Fourthly, support is required for transitional justice, with a view to establishing a Truth and Reconciliation Commission and a Special Chamber. Fifthly, there must be protection of ONUB personnel and equipment, with support from the Government.
Sixthly, demining is required, with emphasis on capacity-building in that area; and, lastly, there is a need for logistical and engineering support for humanitarian operations carried out by the World Food Programme and Office of the United Nations High Commissioner for Refugees (UNHCR). The people of Burundi, who voted overwhelmingly for peace, now await its dividends. The Government has the responsibility to do everything in its power to that legitimate aspiration. It is for that reason that we consider 2006 to be the year to mobilize all efforts — both at the national level and by our bilateral and multilateral partners — to rebuild Burundi and to resolutely dedicate ourselves to sustainable development. We count on the overall support of the United Nations in that undertaking, and of the Security Council in particular.

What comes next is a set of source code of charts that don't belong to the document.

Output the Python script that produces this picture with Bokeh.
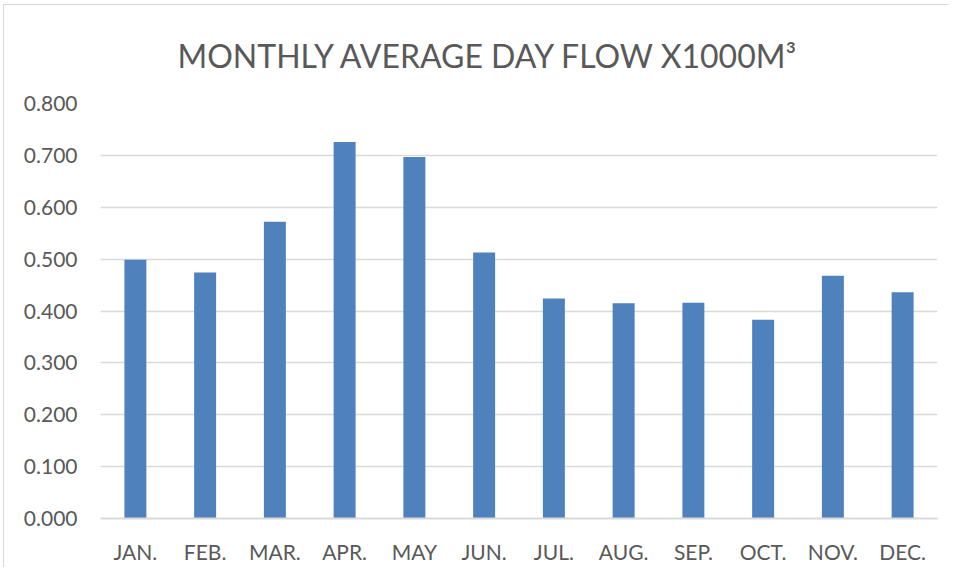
from bokeh.plotting import figure
from bokeh.models import FactorRange, Range1d, SingleIntervalTicker, NumeralTickFormatter, ColumnDataSource
from bokeh.embed import file_html
from bokeh.resources import INLINE

months = ["JAN.", "FEB.", "MAR.", "APR.", "MAY", "JUN.", "JUL.", "AUG.", "SEP.", "OCT.", "NOV.", "DEC."]
flow = [0.499, 0.474, 0.572, 0.726, 0.697, 0.513, 0.424, 0.415, 0.416, 0.383, 0.468, 0.436]
title_text = "MONTHLY AVERAGE DAY FLOW X1000M³"

TXT = "#595959"
GRID = "#D9D9D9"
FONT = "Lato"

src = ColumnDataSource(data=dict(month=months, flow=flow))

p = figure(x_range=FactorRange(*months), y_range=Range1d(0, 0.8),
           width=946, height=563, output_backend="svg", toolbar_location=None,
           min_border_left=96, min_border_right=13, min_border_top=98, min_border_bottom=50)
p.x_range.range_padding = 0

p.vbar(x="month", top="flow", width=0.315, source=src, fill_color="#4F81BD", line_color=None)

p.title.text = title_text
p.title.align = "left"
p.title.offset = 77
p.title.text_font = FONT
p.title.text_font_size = "32px"
p.title.text_font_style = "normal"
p.title.text_color = TXT
p.title.standoff = 57

p.outline_line_color = None
p.xgrid.grid_line_color = None
p.ygrid.grid_line_color = GRID
p.ygrid.grid_line_width = 1.5
p.yaxis.ticker = SingleIntervalTicker(interval=0.1)
p.yaxis.formatter = NumeralTickFormatter(format="0.000")

for ax in (p.xaxis, p.yaxis):
    ax.major_tick_line_color = None
    ax.minor_tick_line_color = None
    ax.major_label_text_font = FONT
    ax.major_label_text_font_size = "21px"
    ax.major_label_text_color = TXT
p.yaxis.axis_line_color = None
p.yaxis.major_label_standoff = 17
p.xaxis.axis_line_color = GRID
p.xaxis.axis_line_width = 2
p.xaxis.major_label_standoff = 14

p.styles = {"border-left": "1px solid #D9D9D9", "border-top": "1px solid #D9D9D9",
            "margin-left": "3px", "margin-top": "4px"}

open("out.html", "w").write(file_html(p, INLINE))
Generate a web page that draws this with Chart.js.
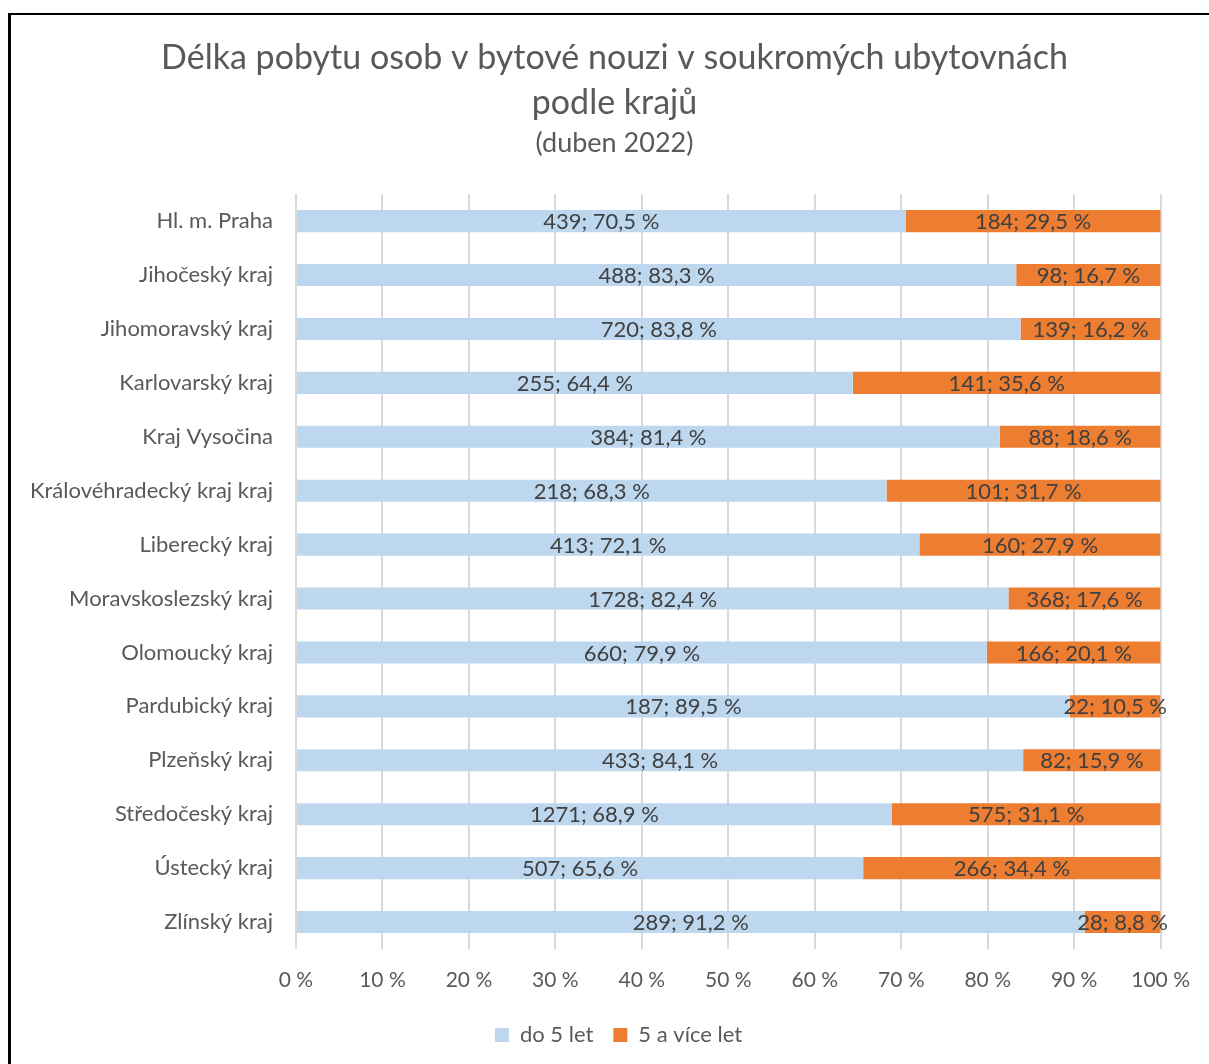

On behalf of the Government of Burundi, I wish to thank the Security Council in advance for the draft resolution it is about to adopt, for, like previous resolutions, it aims at supporting the determination of the people of Burundi to strengthen peace.
It is my understanding that the Council is ready to proceed to the vote on the draft resolution before it. Unless I hear any objection, I shall now put the draft resolution to the vote.
There being no objection, it is so decided.
favour=15 against=0 abstain=0 absent=0
Algeria, Argentina, Benin, Brazil, China, Denmark, France, Greece, Japan, Philippines, Romania, Russia, Tanzania, United Kingdom, United States
There were 15 votes in favour. The draft resolution has been adopted unanimously as resolution 1641 (2005).
The Security Council has thus concluded the present stage of its consideration of the item on its agenda.